Andy Robinson: Bristol suspension 'a disgrace', says Paul Grayson
Bristol's treatment of director of rugby Andy Robinson is "a disgrace", says ex-England fly-half Paul Grayson.
The Premiership strugglers, who have lost all seven of their league games this term, suspended Robinson on Thursday, pending a performance review.
Kicking coach Mark Tainton was named as acting head coach.
"I think Andy Robinson deserves far more credit than that for what he's done for Bristol and in the game," Grayson told BBC Radio 5 live.
"To play it out so publically, personally leaves a bad taste in my mouth."
Former England and Scotland head coach Robinson was appointed in 2013 and led Bristol back to the top flight in May after a seven-year absence.
Since an encouraging 21-19 loss to Harlequins at Twickenham on the opening day of the season, they have lost a further eight consecutive matches in all competitions.
"Barring their first game against Harlequins where they lost narrowly, they will not be happy with what they've produced in the subsequent six (league) games," Grayson said.
"What I'm not a fan of is conducting business in public.
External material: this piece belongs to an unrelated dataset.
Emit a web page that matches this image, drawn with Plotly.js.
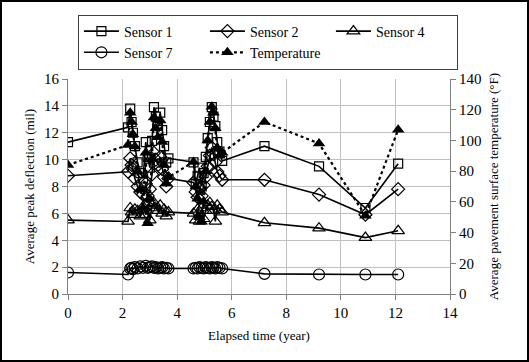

I'm not sure where this word suspended has come from.
"What will the results of it be? Well, that's entirely up to Bristol if they decide that they want to move Andy on, fine then pay off his contract and move him on.
"But for him to be sitting there now with everything in the papers - I think it's a disgrace to be honest."
Robinson, 52, signed a new three-year contract with Bristol in August.
They are bottom of the Premiership table with just two losing-bonus points so far, seven points below 11th-placed Worcester.
'I want smiling faces again'
Acting head coach Tainton will not be in charge of Bristol's Anglo-Welsh Cup trip to Worcester on Friday, with academy coach Sean Marsden taking the reins instead.
Tainton, the club's all-time record points scorer, has said he is uncertain how long he will be in the role.
"The first thing I want the team to do is start enjoying training again and see some smiling faces on the training field," Tainton told BBC Radio Bristol.
"Once we get that they'll start to express themselves and take that onto the playing field."